As my birthday approaches, I find myself caught in a whirlwind of reflections on the past year. It’s like looking in the mirror and seeing the young woman ‘Little Hope’ always dreamed of becoming, and it’s both surreal and empowering. I’ve unfolded in ways I never thought possible, embracing a life beyond my comfort zone.
Gone are the days when the mere thought of camping or backpacking would send shivers down my spine. Past-me was the queen of creature comforts, firmly tethered to the safety of her warm bed and the security of a full skincare routine accompanied by running water. But here I am, a changed soul, now reveling in the great outdoors, unafraid to get a little dirt under my nails (or go for a pee in the woods).

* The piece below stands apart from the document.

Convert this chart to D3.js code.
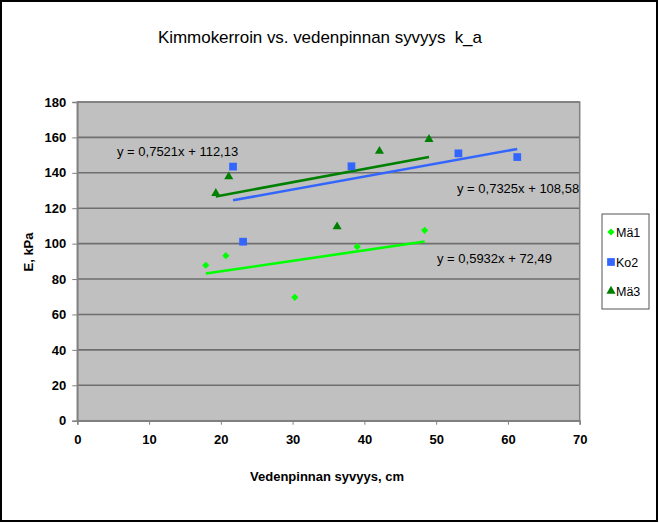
<!DOCTYPE html>
<html><head><meta charset="utf-8">
<script src="https://cdn.jsdelivr.net/npm/d3@7"></script>
<style>
html,body{margin:0;padding:0;background:#fff;}
svg text{font-family:"Liberation Sans",Arial,sans-serif;}
</style></head>
<body>
<svg id="c" width="659" height="523"></svg>
<script>
const seriesNames = ["Mä1", "Ko2", "Mä3"];
const seriesColors = ["#00ff00", "#3366ff", "#008000"];
const ma1X = [17.9, 20.7, 30.3, 39.0, 48.4];
const ma1Y = [87.8, 93.2, 69.7, 98.3, 107.5];
const ko2X = [21.7, 23.1, 38.2, 53.1, 61.3];
const ko2Y = [143.5, 101.1, 143.7, 151.0, 148.9];
const ma3X = [19.3, 21.1, 36.2, 42.1, 49.0];
const ma3Y = [128.4, 137.8, 109.6, 152.2, 158.9];
const slopes = [0.5932, 0.7325, 0.7521];
const intercepts = [72.49, 108.58, 112.13];
const eqLabels = ["y = 0,5932x + 72,49", "y = 0,7325x + 108,58", "y = 0,7521x + 112,13"];
const xTicks = [0, 10, 20, 30, 40, 50, 60, 70];
const yTicks = [0, 20, 40, 60, 80, 100, 120, 140, 160, 180];
const titleText = "Kimmokerroin vs. vedenpinnan syvyys  k_a";
const xLabel = "Vedenpinnan syvyys, cm";
const yLabel = "E, kPa";

const series = [
  {name: seriesNames[0], xs: ma1X, ys: ma1Y, color: seriesColors[0], sym: d3.symbolSquare, size: 26, rot: 45},
  {name: seriesNames[1], xs: ko2X, ys: ko2Y, color: seriesColors[1], sym: d3.symbolSquare, size: 60, rot: 0},
  {name: seriesNames[2], xs: ma3X, ys: ma3Y, color: seriesColors[2], sym: d3.symbolTriangle, size: 36, rot: 0}
];
const eqPos = [[437, 263], [457, 193], [117, 156]];

const svg = d3.select("#c");
svg.append("rect").attr("x", 1).attr("y", 1).attr("width", 656).attr("height", 520)
  .attr("fill", "#fff").attr("stroke", "#000").attr("stroke-width", 2);

const L = 77.3, R = 579.7, T = 102, B = 420.7;
const x = d3.scaleLinear().domain([0, 70]).range([L, R]);
const y = d3.scaleLinear().domain([0, 180]).range([B, T]);

svg.append("rect").attr("x", L).attr("y", T).attr("width", R - L).attr("height", B - T)
  .attr("fill", "#c0c0c0");

svg.append("g").selectAll("line").data(yTicks.filter(d => d > 0)).join("line")
  .attr("x1", L).attr("x2", R).attr("y1", d => y(d)).attr("y2", d => y(d))
  .attr("stroke", "#6e6e6e").attr("stroke-width", 1.6);

svg.append("rect").attr("x", L).attr("y", T).attr("width", R - L).attr("height", B - T)
  .attr("fill", "none").attr("stroke", "#808080").attr("stroke-width", 1.5);

const yAxis = svg.append("g").attr("transform", `translate(${L},0)`)
  .call(d3.axisLeft(y).tickValues(yTicks).tickSize(5).tickPadding(6).tickFormat(d3.format("d")));
const xAxis = svg.append("g").attr("transform", `translate(0,${B})`)
  .call(d3.axisBottom(x).tickValues(xTicks).tickSize(4).tickPadding(10).tickFormat(d3.format("d")));
[yAxis, xAxis].forEach(a => {
  a.select(".domain").attr("stroke", "#808080").attr("stroke-width", 1.5);
  a.selectAll(".tick line").attr("stroke", "#808080");
  a.selectAll("text").attr("font-size", 13).attr("font-weight", "bold").attr("fill", "#000")
    .style("font-family", '"Liberation Sans",Arial,sans-serif');
});

series.forEach((s, i) => {
  const x0 = d3.min(s.xs), x1 = d3.max(s.xs);
  svg.append("line")
    .attr("x1", x(x0)).attr("y1", y(slopes[i] * x0 + intercepts[i]))
    .attr("x2", x(x1)).attr("y2", y(slopes[i] * x1 + intercepts[i]))
    .attr("stroke", s.color).attr("stroke-width", 2.6);
});

series.forEach(s => {
  svg.append("g").selectAll("path").data(s.xs.map((v, j) => [v, s.ys[j]])).join("path")
    .attr("transform", d => `translate(${x(d[0])},${y(d[1])}) rotate(${s.rot})`)
    .attr("d", d3.symbol().type(s.sym).size(s.size))
    .attr("fill", s.color);
});

eqLabels.forEach((t, i) => {
  svg.append("text").attr("x", eqPos[i][0]).attr("y", eqPos[i][1])
    .attr("font-size", 13).attr("fill", "#000").text(t);
});

svg.append("text").attr("x", 320).attr("y", 43).attr("text-anchor", "middle")
  .attr("font-size", 17).attr("fill", "#000").attr("textLength", 324)
  .style("white-space", "pre").text(titleText);
svg.append("text").attr("x", 327).attr("y", 481).attr("text-anchor", "middle")
  .attr("font-size", 13).attr("font-weight", "bold").text(xLabel);
svg.append("text").attr("transform", "translate(33,252) rotate(-90)").attr("text-anchor", "middle")
  .attr("font-size", 13).attr("font-weight", "bold").text(yLabel);

const lg = svg.append("g");
lg.append("rect").attr("x", 602).attr("y", 214).attr("width", 47).attr("height", 95)
  .attr("fill", "#fff").attr("stroke", "#555").attr("stroke-width", 1);
const legY = [232, 262, 291];
series.forEach((s, i) => {
  lg.append("path").attr("transform", `translate(611,${legY[i]}) rotate(${s.rot})`)
    .attr("d", d3.symbol().type(s.sym).size(s.size)).attr("fill", s.color);
  lg.append("text").attr("x", 616).attr("y", legY[i] + 4.5).attr("font-size", 12.5)
    .attr("fill", "#000").text(s.name);
});
</script>
</body></html>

The most significant transformation, however, lies in my newfound voice. I’ve shed the layers of fear and hesitation, learning to speak my mind with a courage that ‘Little Hope’ would undoubtedly applaud. In the adult world post-college, my passion for curatorial work still burns brightly, guiding me through uncharted territories.
But every journey has its roots in reflection, and mine began with a conscious decision to break free from the shackles of comparison that social media often imposes. Nearly a year ago, I bid farewell to Instagram, a pivotal moment that now stands as one of the best decisions I’ve ever made. It didn’t magically solve all my problems, and yes, I still find myself scrolling online for longer than I should. But it’s different; it’s no longer a self-destructive exercise in measuring my worth against others.
This past year, I ascended both metaphorical and literal hills, the latter being the rolling landscapes of Monroe County in Indiana. Graduating from college forced me to leave behind a beloved apartment but also allowed me to shed toxic relationships and spaces. The hills of Monroe County became my sanctuary, a place where I could release pent-up frustrations and revel in the beauty of the outdoors with my partner, the catalyst for my newfound love of nature.
Living with a roommate, who unknowingly contributed to my discomfort, became a turning point. In hindsight, better communication could have eased the tension, but at the time, I lacked the skills to navigate such discussions without defensiveness. This chapter led me to therapy, a transformative step that became necessary to break the cycle of troubled female friendships I’d carried since the 4th grade.
From stolen lunches to egocentric lunchtime conversations, I developed defense mechanisms to protect myself from the pain of bad friendships. I labeled myself as the odd one, consciously pushing against the grain to avoid getting hurt again. The culmination of these experiences was a mountain I had to climb—a journey marked by big emotions and self-discovery.
Now, on the brink of turning 23, I’m surrounded by incredible people who have become part of my story. Instead of pushing new friends away, I’ve learned to lower my guard, allowing authenticity to shine. Amidst the challenges of adulting, one silver lining is the ability to curate the cast of characters in my life, choosing those who contribute positively to my story. To me, the title of Curator now extends beyond that of my dream job at an art museum. As I blow out the candles on my birthday cake, I can’t help but marvel at the mountainous journey that brought me here and look forward to the adventures that lie ahead.